■ **DATA LINES**
-=-=-
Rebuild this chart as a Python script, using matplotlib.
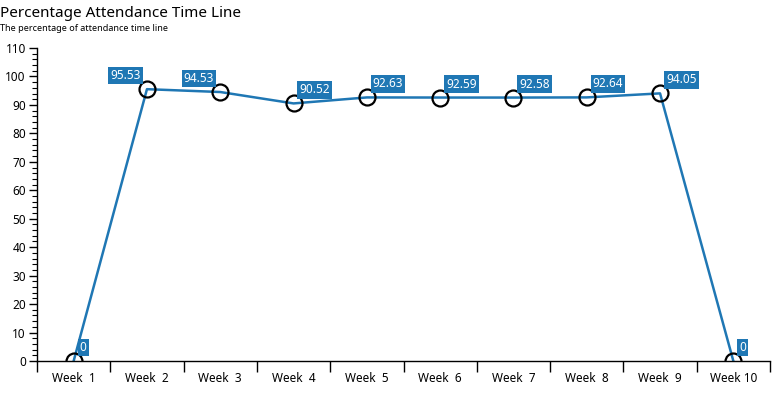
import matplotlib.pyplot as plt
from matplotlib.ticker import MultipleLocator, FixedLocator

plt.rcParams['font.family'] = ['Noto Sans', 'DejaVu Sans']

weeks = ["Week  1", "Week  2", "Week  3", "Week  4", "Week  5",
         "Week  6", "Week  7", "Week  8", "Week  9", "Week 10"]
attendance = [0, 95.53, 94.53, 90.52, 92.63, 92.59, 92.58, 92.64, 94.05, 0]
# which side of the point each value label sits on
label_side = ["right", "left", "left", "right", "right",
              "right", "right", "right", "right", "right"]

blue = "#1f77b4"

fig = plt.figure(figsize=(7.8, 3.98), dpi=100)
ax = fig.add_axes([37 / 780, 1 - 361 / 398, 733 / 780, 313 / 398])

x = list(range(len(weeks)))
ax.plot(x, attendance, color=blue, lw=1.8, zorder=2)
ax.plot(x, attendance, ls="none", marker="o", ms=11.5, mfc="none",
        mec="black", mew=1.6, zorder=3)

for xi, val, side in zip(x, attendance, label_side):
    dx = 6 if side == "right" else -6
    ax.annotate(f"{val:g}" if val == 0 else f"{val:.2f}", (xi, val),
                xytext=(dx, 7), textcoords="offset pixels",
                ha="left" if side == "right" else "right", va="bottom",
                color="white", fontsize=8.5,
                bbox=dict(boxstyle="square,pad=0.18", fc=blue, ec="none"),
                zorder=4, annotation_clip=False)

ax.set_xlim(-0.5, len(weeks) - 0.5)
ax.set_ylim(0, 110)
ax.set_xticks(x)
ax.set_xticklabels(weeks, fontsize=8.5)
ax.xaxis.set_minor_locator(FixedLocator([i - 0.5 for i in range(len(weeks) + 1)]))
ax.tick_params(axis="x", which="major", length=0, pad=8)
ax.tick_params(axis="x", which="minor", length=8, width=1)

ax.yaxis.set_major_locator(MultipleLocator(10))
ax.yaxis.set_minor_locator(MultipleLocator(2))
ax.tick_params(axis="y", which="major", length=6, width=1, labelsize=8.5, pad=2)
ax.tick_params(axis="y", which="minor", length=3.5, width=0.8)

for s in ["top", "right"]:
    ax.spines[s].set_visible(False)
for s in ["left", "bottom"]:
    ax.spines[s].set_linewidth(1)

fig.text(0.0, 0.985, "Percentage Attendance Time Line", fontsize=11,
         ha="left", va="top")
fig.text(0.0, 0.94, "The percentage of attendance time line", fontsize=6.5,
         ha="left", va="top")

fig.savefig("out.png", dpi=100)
-=-=-
■ **WRITTEN EXERCISE**
Return every line above in which the string "matplotlib" occurs.

■ **WORKED SOLUTION**
Rebuild this chart as a Python script, using matplotlib.
import matplotlib.pyplot as plt
from matplotlib.ticker import MultipleLocator, FixedLocator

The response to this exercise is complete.